Getting an agent’s attention

by Scot Herrick on April 24, 2007

BooksasalistThere are, of course, some tried and true ways to get an agents attention for your work. And variations in the tried and true ways, almost always ending up with a rules based criteria for selection that have no rules.

A good list comes from the Brazen Careerist by Penelope Trunk. Using a list of seven things to get an agent’s attention from her own agent.

It’s a pretty good list.

My favorite was to “show outside validation:”

The key to self-praise is to have others say it for you. So, for instance, if someone else has called you a gifted writer and that someone is not your wife or your mother, do tell us. Outside recognition could be that your blog gets a gazillion hits a day or was just cited in Time Magazine. This is what we want to hear. There’s an art to bragging and it involves finding someone else who will do it for you.

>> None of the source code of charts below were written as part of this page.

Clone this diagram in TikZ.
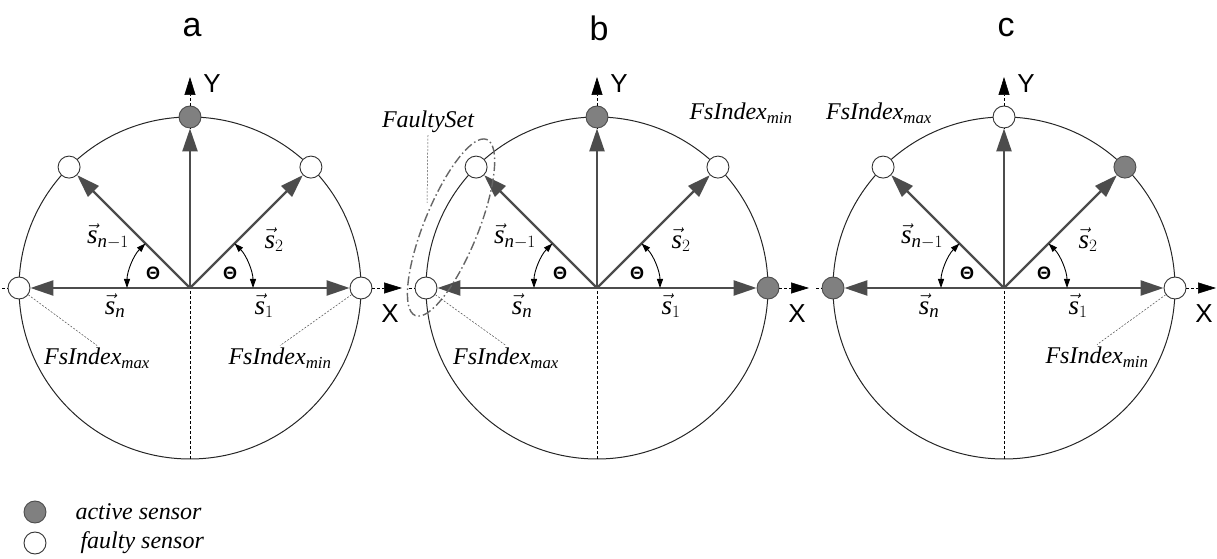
\documentclass[tikz,border=0pt]{standalone}
\usepackage{fontspec}
\setmainfont{Liberation Serif}
\newfontfamily\axfont{Liberation Sans}
\usetikzlibrary{arrows.meta, positioning, calc, shapes.geometric}
\tikzset{
  rim/.style      = {draw=black!85, line width=1pt},
  sensor/.style   = {circle, draw=black!80, line width=0.9pt, fill=white,
                     minimum size=22pt, inner sep=0pt},
  active/.style   = {sensor, fill=black!50, draw=black!70},
  vec/.style      = {draw=black!70, line width=2.4pt, -{Triangle[length=23pt, width=15pt]}},
  axisline/.style = {draw=black, line width=0.6pt, dash pattern=on 3pt off 2pt},
  axistip/.style  = {axisline, -{Triangle[length=18pt, width=11pt]}},
  angarc/.style   = {line width=0.9pt, {Triangle[length=9pt, width=6pt]}-{Triangle[length=9pt, width=6pt]}},
  leader/.style   = {draw=black!70, line width=0.5pt, dash pattern=on 2pt off 1.5pt},
  faultset/.style = {ellipse, draw=black!60, line width=1.4pt,
                     dash pattern=on 9pt off 3pt on 1.5pt off 3pt,
                     minimum width=190pt, minimum height=54pt, inner sep=0pt},
  idx/.style      = {font=\fontsize{24}{28}\selectfont, inner sep=2pt},
  veclab/.style   = {font=\fontsize{27}{31}\selectfont},
  theta/.style    = {font=\axfont\bfseries\fontsize{18}{20}\selectfont},
  axlab/.style    = {font=\axfont\fontsize{26}{30}\selectfont},
  panellab/.style = {font=\axfont\fontsize{34}{40}\selectfont},
  keytext/.style  = {font=\itshape\fontsize{24}{28}\selectfont, anchor=west},
}
\newcommand{\fsidx}[1]{$\mathit{FsIndex}_{\mathit{#1}}$}
% #1 name, #2 centre x, #3 letter, #4..#8 styles of s1, s2, top, s(n-1), sn
\newcommand{\sensorpanel}[8]{%
  \begin{scope}[shift={(#2,271)}]
    \coordinate (#1-o) at (0,0);
    \coordinate (#1-xl) at (-188,0);
    \coordinate (#1-xtip) at (212,0);
    \coordinate (#1-yb) at (0,-171);
    \coordinate (#1-ytip) at (0,211);
    \draw[rim] (#1-o) circle[radius=171];
    \node[#4] (#1-s1) at (0:171) {};
    \node[#5] (#1-s2) at (45:171) {};
    \node[#6] (#1-s3) at (90:171) {};
    \node[#7] (#1-sn1) at (135:171) {};
    \node[#8] (#1-sn) at (180:171) {};
    \draw[axisline] (#1-yb) -- (#1-s3);
    \draw[axisline] (#1-xl) -- (#1-sn);
    \draw[axistip] (#1-s3) -- (#1-ytip);
    \draw[axistip] (#1-s1) -- (#1-xtip);
    \draw[vec] (#1-o) -- (#1-s1);
    \draw[vec] (#1-o) -- (#1-s2);
    \draw[vec] (#1-o) -- (#1-s3);
    \draw[vec] (#1-o) -- (#1-sn1);
    \draw[vec] (#1-o) -- (#1-sn);
    \draw[angarc] (63,0) arc[start angle=0, end angle=45, radius=63];
    \draw[angarc] (-63,0) arc[start angle=180, end angle=135, radius=63];
    \node[theta] (#1-t1) at (40,15) {Θ};
    \node[theta] (#1-t2) at (-37,15) {Θ};
    \node[veclab] (#1-l1) at (74,-18) {$\vec{\mathit{s}}_1$};
    \node[veclab] (#1-l2) at (84,48) {$\vec{\mathit{s}}_2$};
    \node[veclab] (#1-ln1) at (-82,52) {$\vec{\mathit{s}}_{\mathit{n}-1}$};
    \node[veclab] (#1-ln) at (-75,-18) {$\vec{\mathit{s}}_{\mathit{n}}$};
    \node[panellab] (#1-name) at (2,260) {#3};
    \node[axlab] (#1-ylab) at (22,204) {Y};
    \node[axlab] (#1-xlab) at (200,-26) {X};
  \end{scope}}

\begin{document}
\begin{tikzpicture}[x=1pt, y=1pt]
  \useasboundingbox (0,0) rectangle (1217,559);

  \sensorpanel{a}{190}{a}{sensor}{sensor}{active}{sensor}{sensor}
  \sensorpanel{b}{597}{b}{active}{sensor}{active}{sensor}{sensor}
  \sensorpanel{c}{1004}{c}{sensor}{active}{sensor}{sensor}{active}

  % panel a
  \node[idx] (amax) at (97,201) {\fsidx{max}};
  \node[idx] (amin) at (280,201) {\fsidx{min}};
  \draw[leader] (a-sn) -- (amax.north);
  \draw[leader] (a-s1) -- (amin.north);

  % panel b
  \node[faultset, rotate=67.9] (fs) at ($(b-sn)!0.5!(b-sn1)$) {};
  \node[idx] (fslab) at (428,437) {$\mathit{FaultySet}$};
  \coordinate (fsend) at (427,356);
  \draw[leader] (fslab.south) -- (fsend);
  \node[idx] (bmax) at (506,201) {\fsidx{max}};
  \node[idx] (bmin) at (741,446) {\fsidx{min}};
  \draw[leader] (b-sn) -- (bmax.north);

  % panel c
  \node[idx] (cmax) at (879,446) {\fsidx{max}};
  \node[idx] (cmin) at (1097,202) {\fsidx{min}};
  \draw[leader] (c-s1) -- (cmin.north);

  % legend
  \node[active] (keyact) at (35,47) {};
  \node[sensor] (keyfty) at (35,16) {};
  \node[keytext] (keyacttxt) at (72,47) {active sensor};
  \node[keytext] (keyftytxt) at (77,16) {faulty sensor};
\end{tikzpicture}
\end{document}
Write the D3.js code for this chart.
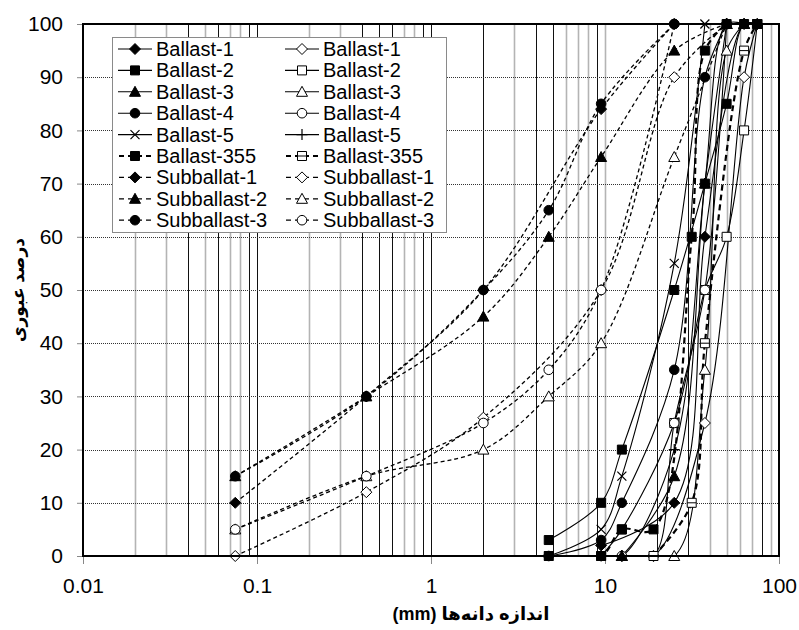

The one thing that technology can give you is some fact-based numbers to support your case about you being an expert at what you write about. Whether it is X number of subscribers to your blog, the traffic to your blog, your traffic ranking on Alexa, your “authority” ranking on Technorati (where my “authority” ranking is higher than my traffic ranking…), or number of downloads of your e-book, technology can support your case for why you can validate that which you write.

Outside of pulling out previous publications and interviews with Writer’s Digest next to those of Newsweek magazine (which happens to all of us, right?), technology numbers can be one of the few things that can support your work before you are published.

Once published, you can add the publishing to the list of outside validations.

But to get to the first brass ring, technology can help.